Lips are zipped as to the size of the investment and the proportion of individual contributions – but the trio are specific about the dual aims of the new business: to free up doctors’ time by the elimination of costly administration; and the automation of routine paperwork such as prescribing.

Explains Pfizer’s senior vice president of finance, planning and business development, Peter Brandt: "Technology is having, and will continue to have, an impact on health care, and, we believe, for the better. For Pfizer to have a front-row seat is strategically critical."

Based on its stated aims, the new venture competes with health technology specialist WebMD, whose progress in the highly conservative medical sector has been frustratingly slow. US doctors are not famed as early adopters of technology and many of the practice systems currently in place are incompatible with others.

However, Brandt is undeterred. The new venture, he believes, is “a natural extension” of the extant relationship between doctors and the eight thousand-strong Pfizer sales force.

Smaller medical group practices, rather than large clinics or research institutions, are the main targets of the new venture. But Pfizer sales teams will not directly vend the new software; instead they will hype the system and refer prospects to a separate salesforce.

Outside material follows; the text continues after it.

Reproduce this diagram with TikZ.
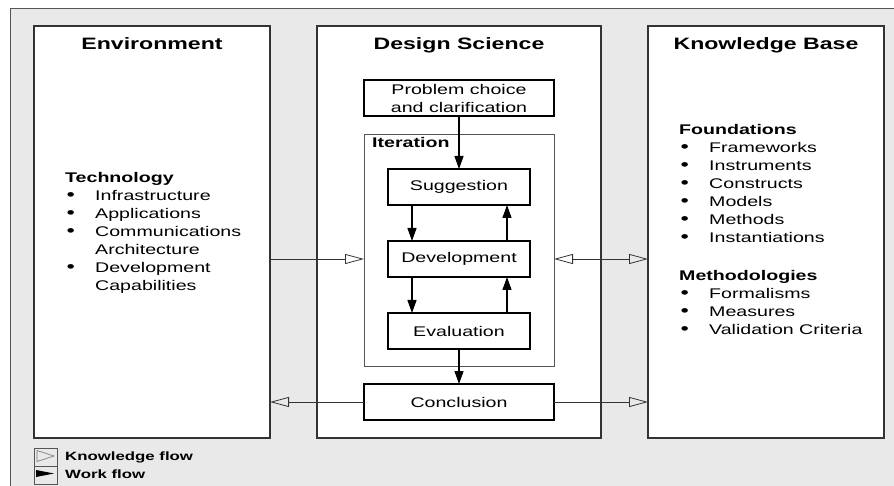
\documentclass[tikz,border=0pt]{standalone}
\usepackage{fontspec}
\setmainfont{Liberation Sans}[FakeStretch=1.4]
\usetikzlibrary{arrows.meta}
\definecolor{bggrey}{HTML}{E9E9E9}
\definecolor{boxc}{HTML}{333333}
\definecolor{edgec}{HTML}{555555}
\newcommand{\bul}{\hspace{1.5pt}{\fontsize{17}{18}\selectfont\textbullet}}
\begin{document}
\begin{tikzpicture}[x=1pt,y=-1pt,
  panel/.style={draw=boxc, line width=1.3pt, fill=white, inner sep=0pt, outer sep=0pt, anchor=north west},
  stepbox/.style={draw=black, line width=1.7pt, fill=white, inner sep=0pt, outer sep=0pt,
     minimum height=36pt, align=center, font=\fontsize{14}{18}\selectfont},
  iterbox/.style={draw=edgec, line width=0.9pt, inner sep=0pt, outer sep=0pt, anchor=north west},
  title/.style={font=\fontsize{16.5}{20}\selectfont\bfseries, anchor=base, inner sep=0pt},
  listtext/.style={font=\fontsize{14}{18}\selectfont, anchor=base west, inner sep=0pt, align=left},
  legtext/.style={font=\fontsize{12}{14}\selectfont\bfseries, anchor=base west, inner sep=0pt},
  legbox/.style={draw=edgec, line width=0.9pt, minimum width=23pt, minimum height=18pt, inner sep=0pt, outer sep=0pt, anchor=north west},
  work/.style={-{Triangle[length=13pt,width=9pt]}, line width=1.2pt, draw=black},
  know/.style={-{Triangle[open,length=19pt,width=10pt]}, line width=0.8pt, draw=boxc},
  knowboth/.style={{Triangle[open,length=19pt,width=10pt]}-{Triangle[open,length=19pt,width=10pt]}, line width=0.8pt, draw=boxc}
]
\useasboundingbox (0,0) rectangle (894,486);
\fill[white] (0,0) rectangle (894,486);
\draw[fill=bggrey, draw=edgec, line width=0.9pt] (10,8) rectangle (904,500);

% three panels
\node[panel, minimum width=236pt, minimum height=412pt] (env) at (34,26) {};
\node[panel, minimum width=284pt, minimum height=412pt] (ds) at (317,26) {};
\node[panel, minimum width=236pt, minimum height=412pt] (kb) at (648,26) {};

\node[title] (envt) at (152,50) {Environment};
\node[title] (dst) at (459,50) {Design Science};
\node[title] (kbt) at (766,50) {Knowledge Base};

% environment list
\node[listtext] (envlist) at (65,183) {%
  \begin{tabular}[t]{@{}p{30pt}@{}l@{}}
  \multicolumn{2}{@{}l@{}}{\bfseries Technology}\\
  \bul & Infrastructure\\
  \bul & Applications\\
  \bul & Communications\\
   & Architecture\\
  \bul & Development\\
   & Capabilities
  \end{tabular}};

% knowledge base list
\node[listtext] (kblist) at (679,135) {%
  \begin{tabular}[t]{@{}p{30pt}@{}l@{}}
  \multicolumn{2}{@{}l@{}}{\bfseries Foundations}\\
  \bul & Frameworks\\
  \bul & Instruments\\
  \bul & Constructs\\
  \bul & Models\\
  \bul & Methods\\
  \bul & Instantiations\\[20pt]
  \multicolumn{2}{@{}l@{}}{\bfseries Methodologies}\\
  \bul & Formalisms\\
  \bul & Measures\\
  \bul & Validation Criteria
  \end{tabular}};

% design science inner boxes
\node[stepbox, minimum width=190pt] (prob) at (459,98) {Problem choice\\and clarification};
\node[iterbox, minimum width=190pt, minimum height=232pt] (iter) at (364,134) {};
\node[font=\fontsize{14}{18}\selectfont\bfseries, anchor=base west, inner sep=0pt] (itert) at (372,148) {Iteration};
\node[stepbox, minimum width=142pt] (sug) at (459,187) {Suggestion};
\node[stepbox, minimum width=142pt] (dev) at (459,259) {Development};
\node[stepbox, minimum width=142pt] (eval) at (459,331) {Evaluation};
\node[stepbox, minimum width=190pt] (concl) at (459,402) {Conclusion};

% work flow
\draw[work] (prob.south) -- (sug.north);
\draw[work] ([xshift=-47pt]sug.south) -- ([xshift=-47pt]dev.north);
\draw[work] ([xshift=48pt]dev.north) -- ([xshift=48pt]sug.south);
\draw[work] ([xshift=-47pt]dev.south) -- ([xshift=-47pt]eval.north);
\draw[work] ([xshift=48pt]eval.north) -- ([xshift=48pt]dev.south);
\draw[work] (eval.south) -- (concl.north);

% knowledge flow
\draw[know] (env.east |- dev.west) -- (iter.west |- dev.west);
\draw[knowboth] (iter.east |- dev.east) -- (kb.west |- dev.east);
\draw[know] (concl.west) -- (env.east |- concl.west);
\draw[know] (concl.east) -- (kb.west |- concl.east);

% legend
\node[legbox] (lg1) at (34,448) {};
\node[legbox] (lg2) at (34,466) {};
\draw[draw=gray, line width=0.7pt] (37,450.5) -- (54,456) -- (37,461.5) -- cycle;
\fill[black] (36,470) -- (54,473.5) -- (36,477) -- cycle;
\node[legtext] (lgt1) at (65,460) {Knowledge flow};
\node[legtext] (lgt2) at (65,478) {Work flow};
\end{tikzpicture}
\end{document}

The system is expected to be made available to medical practitioners by subscription and will harness the latest internet and wireless technologies. Its facilities will include the issue of prescriptions, checking of laboratory orders, the running of group calendars and office administration – even emailcommunication with patients.

The venture will not start from the ground up: acquisition of an existing company to provide a base product is expected within the next month. From this point, the project will roll-out with an expanded product offering targeted for the end of Q3 2001.

WebMD declined to comment on the new venture.